**Written request:** Your task is to reproduce, verbatim and without pictures, the lines from the opening of the listing through the line containing "rotation = 3.9".

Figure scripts
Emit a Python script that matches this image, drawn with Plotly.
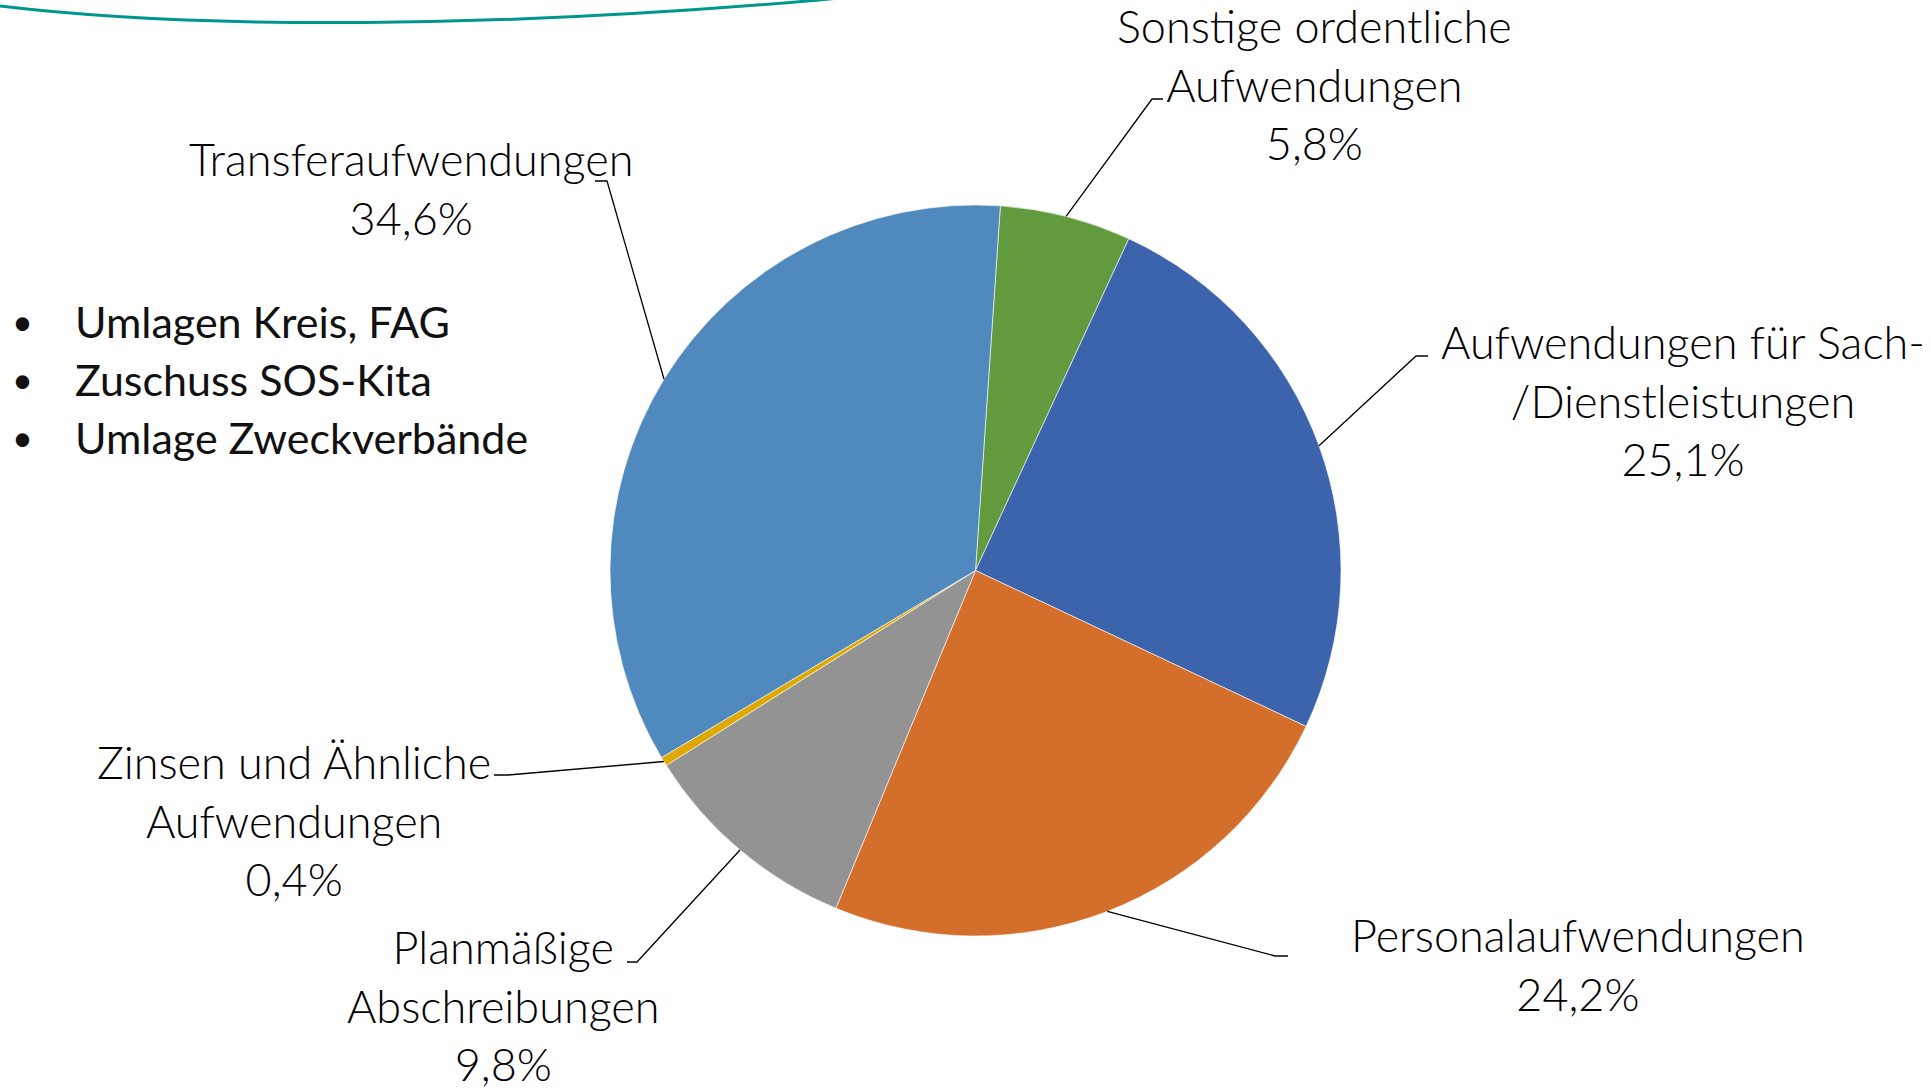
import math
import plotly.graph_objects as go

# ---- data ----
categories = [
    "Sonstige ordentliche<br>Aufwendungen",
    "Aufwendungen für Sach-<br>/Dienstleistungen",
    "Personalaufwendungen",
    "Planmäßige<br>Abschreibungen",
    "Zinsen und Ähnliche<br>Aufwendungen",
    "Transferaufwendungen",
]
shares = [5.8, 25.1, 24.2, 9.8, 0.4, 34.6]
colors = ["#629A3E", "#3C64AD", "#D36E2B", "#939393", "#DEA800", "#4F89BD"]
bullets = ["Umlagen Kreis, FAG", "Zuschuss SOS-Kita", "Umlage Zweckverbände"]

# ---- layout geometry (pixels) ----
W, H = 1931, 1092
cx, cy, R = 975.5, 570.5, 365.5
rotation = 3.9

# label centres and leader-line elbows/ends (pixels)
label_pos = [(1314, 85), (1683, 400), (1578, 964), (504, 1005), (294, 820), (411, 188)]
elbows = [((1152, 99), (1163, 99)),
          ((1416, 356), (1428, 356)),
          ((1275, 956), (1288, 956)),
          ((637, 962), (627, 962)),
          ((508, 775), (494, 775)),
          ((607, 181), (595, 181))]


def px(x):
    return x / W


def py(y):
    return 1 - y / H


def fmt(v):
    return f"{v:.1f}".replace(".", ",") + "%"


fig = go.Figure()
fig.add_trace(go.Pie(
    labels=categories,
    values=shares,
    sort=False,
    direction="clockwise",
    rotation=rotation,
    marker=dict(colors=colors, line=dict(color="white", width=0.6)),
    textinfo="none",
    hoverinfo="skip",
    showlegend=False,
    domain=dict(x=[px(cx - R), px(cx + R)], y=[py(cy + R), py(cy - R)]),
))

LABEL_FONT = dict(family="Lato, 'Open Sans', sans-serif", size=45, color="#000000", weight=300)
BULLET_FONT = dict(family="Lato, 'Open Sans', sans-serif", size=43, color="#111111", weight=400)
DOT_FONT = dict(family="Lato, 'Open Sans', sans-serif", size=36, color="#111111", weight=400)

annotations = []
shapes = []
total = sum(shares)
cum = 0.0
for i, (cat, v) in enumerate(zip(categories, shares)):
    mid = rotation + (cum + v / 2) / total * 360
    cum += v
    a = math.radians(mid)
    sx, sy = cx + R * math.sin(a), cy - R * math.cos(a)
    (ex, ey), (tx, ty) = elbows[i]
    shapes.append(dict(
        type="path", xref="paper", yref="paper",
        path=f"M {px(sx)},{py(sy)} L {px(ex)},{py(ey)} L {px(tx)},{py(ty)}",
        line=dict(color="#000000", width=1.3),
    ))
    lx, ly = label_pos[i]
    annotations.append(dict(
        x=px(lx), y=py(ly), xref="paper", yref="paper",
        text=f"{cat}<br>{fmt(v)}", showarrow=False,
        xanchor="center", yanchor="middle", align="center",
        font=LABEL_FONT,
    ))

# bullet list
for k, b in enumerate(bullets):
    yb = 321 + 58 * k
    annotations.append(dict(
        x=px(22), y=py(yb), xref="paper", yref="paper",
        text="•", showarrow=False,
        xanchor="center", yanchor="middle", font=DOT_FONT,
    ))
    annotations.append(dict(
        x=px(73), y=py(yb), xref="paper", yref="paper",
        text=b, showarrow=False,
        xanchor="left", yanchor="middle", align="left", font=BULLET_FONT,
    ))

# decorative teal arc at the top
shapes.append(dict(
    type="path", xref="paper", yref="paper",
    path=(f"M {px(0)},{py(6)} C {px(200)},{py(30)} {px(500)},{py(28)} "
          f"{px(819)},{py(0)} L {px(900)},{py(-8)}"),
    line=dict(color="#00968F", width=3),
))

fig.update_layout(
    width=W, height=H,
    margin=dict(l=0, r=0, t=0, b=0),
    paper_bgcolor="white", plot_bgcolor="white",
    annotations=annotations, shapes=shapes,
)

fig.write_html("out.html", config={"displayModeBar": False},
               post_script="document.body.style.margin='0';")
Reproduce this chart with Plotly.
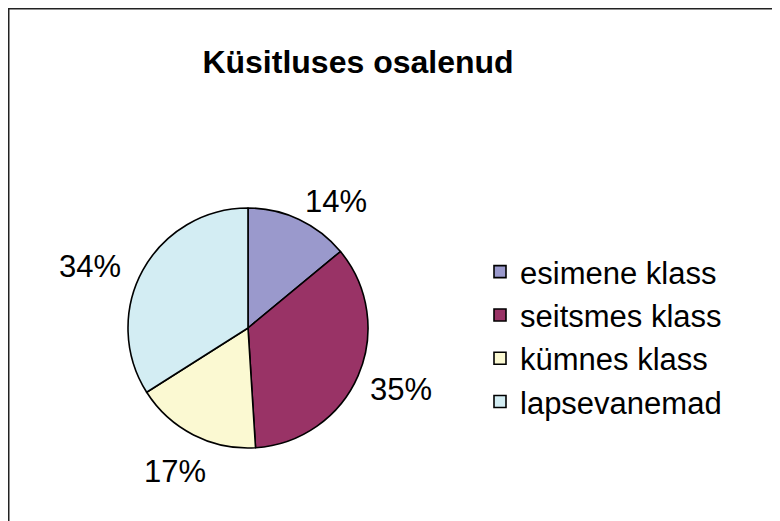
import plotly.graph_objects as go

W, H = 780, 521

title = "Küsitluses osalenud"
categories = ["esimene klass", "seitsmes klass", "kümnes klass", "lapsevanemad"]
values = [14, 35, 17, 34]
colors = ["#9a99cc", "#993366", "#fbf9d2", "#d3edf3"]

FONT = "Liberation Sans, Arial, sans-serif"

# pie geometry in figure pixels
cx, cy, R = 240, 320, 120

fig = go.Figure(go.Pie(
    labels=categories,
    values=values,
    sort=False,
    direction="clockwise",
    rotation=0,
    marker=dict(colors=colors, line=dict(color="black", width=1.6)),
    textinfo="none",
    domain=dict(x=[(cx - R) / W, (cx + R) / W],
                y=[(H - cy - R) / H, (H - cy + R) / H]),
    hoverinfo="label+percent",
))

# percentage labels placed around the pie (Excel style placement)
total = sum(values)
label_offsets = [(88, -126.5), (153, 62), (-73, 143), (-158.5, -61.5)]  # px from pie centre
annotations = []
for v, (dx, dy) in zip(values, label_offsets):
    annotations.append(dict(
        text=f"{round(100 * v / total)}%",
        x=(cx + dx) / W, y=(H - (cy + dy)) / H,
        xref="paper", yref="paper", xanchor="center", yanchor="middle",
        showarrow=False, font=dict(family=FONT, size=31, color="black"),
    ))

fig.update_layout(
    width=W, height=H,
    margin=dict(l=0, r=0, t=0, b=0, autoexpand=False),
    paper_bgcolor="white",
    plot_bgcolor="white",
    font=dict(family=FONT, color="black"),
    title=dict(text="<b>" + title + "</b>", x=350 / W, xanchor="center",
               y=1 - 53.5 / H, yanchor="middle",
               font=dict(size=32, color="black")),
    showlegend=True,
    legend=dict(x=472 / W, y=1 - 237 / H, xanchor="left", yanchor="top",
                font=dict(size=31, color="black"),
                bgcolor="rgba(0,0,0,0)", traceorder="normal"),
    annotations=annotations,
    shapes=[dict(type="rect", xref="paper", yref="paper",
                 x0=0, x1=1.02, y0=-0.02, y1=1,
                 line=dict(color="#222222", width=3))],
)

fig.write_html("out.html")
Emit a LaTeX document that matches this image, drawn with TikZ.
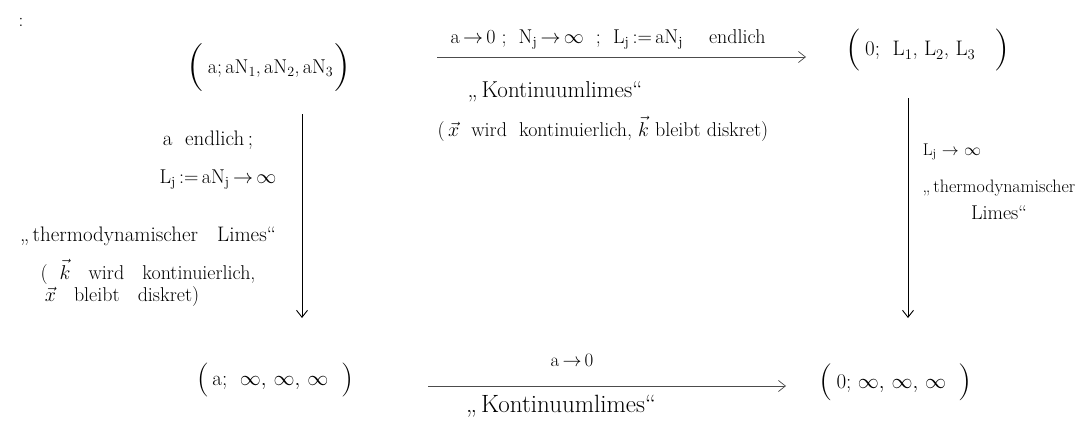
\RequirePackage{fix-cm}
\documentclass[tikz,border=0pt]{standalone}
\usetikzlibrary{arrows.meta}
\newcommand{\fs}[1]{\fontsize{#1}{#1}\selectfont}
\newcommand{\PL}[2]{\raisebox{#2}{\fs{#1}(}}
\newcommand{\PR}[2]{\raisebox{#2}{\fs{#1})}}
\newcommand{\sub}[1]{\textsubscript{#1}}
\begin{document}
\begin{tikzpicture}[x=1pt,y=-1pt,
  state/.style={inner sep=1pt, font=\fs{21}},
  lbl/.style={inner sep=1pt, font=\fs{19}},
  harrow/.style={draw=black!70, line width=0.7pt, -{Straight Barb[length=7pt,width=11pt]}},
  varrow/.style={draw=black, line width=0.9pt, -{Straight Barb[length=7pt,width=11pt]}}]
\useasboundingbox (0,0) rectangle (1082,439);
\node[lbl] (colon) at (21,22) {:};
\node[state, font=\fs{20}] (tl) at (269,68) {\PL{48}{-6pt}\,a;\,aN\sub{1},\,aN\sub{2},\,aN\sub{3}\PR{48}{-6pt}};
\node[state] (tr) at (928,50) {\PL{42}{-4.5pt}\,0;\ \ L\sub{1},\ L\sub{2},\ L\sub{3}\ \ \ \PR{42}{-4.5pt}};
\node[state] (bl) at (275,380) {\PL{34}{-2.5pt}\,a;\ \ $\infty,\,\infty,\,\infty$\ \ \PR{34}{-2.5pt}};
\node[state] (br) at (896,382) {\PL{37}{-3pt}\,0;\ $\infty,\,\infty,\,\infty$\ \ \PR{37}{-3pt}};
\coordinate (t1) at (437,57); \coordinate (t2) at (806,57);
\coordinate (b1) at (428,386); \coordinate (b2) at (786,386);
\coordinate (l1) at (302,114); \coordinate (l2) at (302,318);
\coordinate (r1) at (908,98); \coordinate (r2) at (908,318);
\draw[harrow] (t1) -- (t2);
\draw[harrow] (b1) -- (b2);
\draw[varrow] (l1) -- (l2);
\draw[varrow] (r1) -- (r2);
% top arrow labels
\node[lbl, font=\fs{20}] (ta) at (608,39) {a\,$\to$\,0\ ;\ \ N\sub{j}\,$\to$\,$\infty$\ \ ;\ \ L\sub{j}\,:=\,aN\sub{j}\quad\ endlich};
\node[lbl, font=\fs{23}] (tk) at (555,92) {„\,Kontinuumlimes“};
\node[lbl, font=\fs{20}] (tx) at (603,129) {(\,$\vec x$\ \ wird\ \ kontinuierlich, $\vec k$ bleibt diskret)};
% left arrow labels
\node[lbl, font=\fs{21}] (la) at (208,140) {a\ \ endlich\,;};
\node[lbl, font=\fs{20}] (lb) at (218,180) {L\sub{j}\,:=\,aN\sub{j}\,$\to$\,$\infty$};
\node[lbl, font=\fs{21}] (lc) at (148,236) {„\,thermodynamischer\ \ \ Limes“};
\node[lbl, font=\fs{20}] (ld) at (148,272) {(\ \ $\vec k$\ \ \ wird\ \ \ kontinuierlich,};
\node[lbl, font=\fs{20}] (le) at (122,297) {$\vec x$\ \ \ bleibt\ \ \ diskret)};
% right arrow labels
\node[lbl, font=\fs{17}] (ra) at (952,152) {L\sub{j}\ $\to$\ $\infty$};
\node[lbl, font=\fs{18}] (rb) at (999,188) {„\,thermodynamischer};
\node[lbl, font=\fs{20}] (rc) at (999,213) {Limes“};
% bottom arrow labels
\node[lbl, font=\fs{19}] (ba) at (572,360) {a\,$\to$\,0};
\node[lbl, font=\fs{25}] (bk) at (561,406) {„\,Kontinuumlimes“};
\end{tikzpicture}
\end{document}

**Output of the task:**
Emit a Python script that matches this image, drawn with Plotly.
import math
import plotly.graph_objects as go

# ---- data ----
categories = [
    "Sonstige ordentliche<br>Aufwendungen",
    "Aufwendungen für Sach-<br>/Dienstleistungen",
    "Personalaufwendungen",
    "Planmäßige<br>Abschreibungen",
    "Zinsen und Ähnliche<br>Aufwendungen",
    "Transferaufwendungen",
]
shares = [5.8, 25.1, 24.2, 9.8, 0.4, 34.6]
colors = ["#629A3E", "#3C64AD", "#D36E2B", "#939393", "#DEA800", "#4F89BD"]
bullets = ["Umlagen Kreis, FAG", "Zuschuss SOS-Kita", "Umlage Zweckverbände"]

# ---- layout geometry (pixels) ----
W, H = 1931, 1092
cx, cy, R = 975.5, 570.5, 365.5
rotation = 3.9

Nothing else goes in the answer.